Are catastrophe bonds worth it?

Earlier this year, the Wall Street Journal had an article on catastrophe bonds.  At the end of the article, they mention that over the lifetime of the market (since 1996) the cumulative total risk is $51 billion.  At Artemis, they estimate the total risk at about $61billion.

The WSJ reports that total losses from natural hazard events is $682 million.  Assuming that some losses came from somewhere else too the total loss over the last 15 years is likely somewhere between $682 and $1B.  The latter is a nice round number so I will use it.

Over the last 10 years, the average yield on catastrophe bonds has been about 8% (dat from same WSJ article).  That is the money paid to investors in the bond.

So, estimated total paid out to investors since 1996 is somewhere around $3B (taking into consideration the $1B loss).

Since 1996, for every dollar an insurer pays the investors to make the risk worthwhile, they have seen a return of about 25 cents (all unadjusted dollars).

Obviously, this seems a good deal for investors.  It is a nice trickle of money from policyholders, to insurers, to the capital markets.  But what are the opportunity costs policyholders?

In recent years, CPIC has offered the largest catastrophe bonds ever.  This year, the bond is $1.5 billion.

With the assumed average 8% yield, if CPIC doesn't end up needing the bond, then it pays investors somewhere around $120 million.  If they do need the bond, they get $1.5 billion.

With at least some possibility that CPIC will exhaust their total claims paying capacity (bonds and all), is there something more productive that can be done with $120 million of policyholder money (aka taxpayers)?

Where resources are limited, such is the case with policyholder pocketbooks, and public policy is to manage risk for the public welfare, policy makers ought to consider if this scenario is an effective use of public funds.

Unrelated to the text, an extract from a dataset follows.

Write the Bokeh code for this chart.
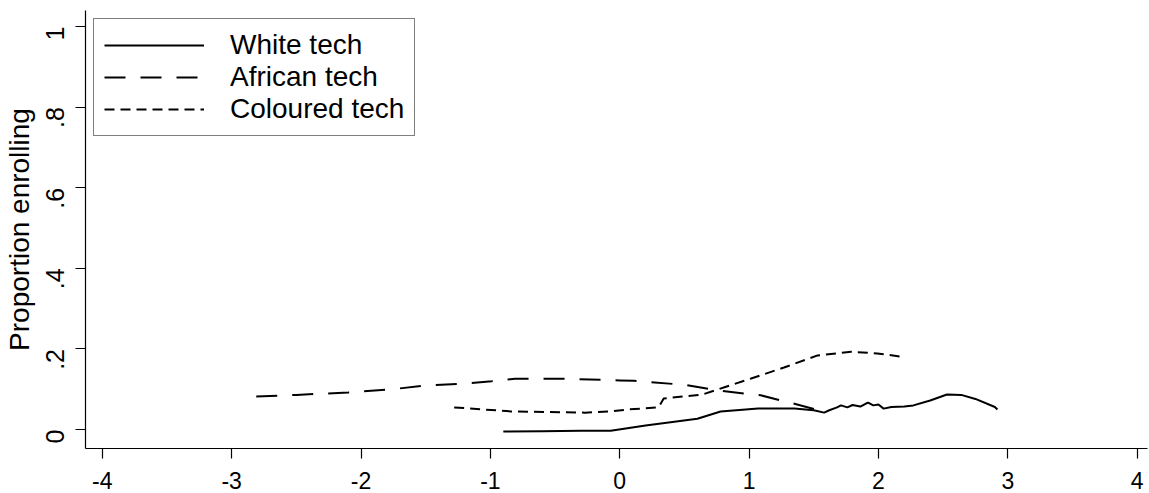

Especially considering that capital markets are fickle- what is relatively cheap and available now can become scant and pricey in a matter of moments.

Would $120 million invested elsewhere have an improved return, reduce the total risk in Florida and thereby contribute to social stability over a longer term?


Mitigation, infrastructure and education come to mind.  I have no doubt there are innovative ideas that could arise if the question was critically examined.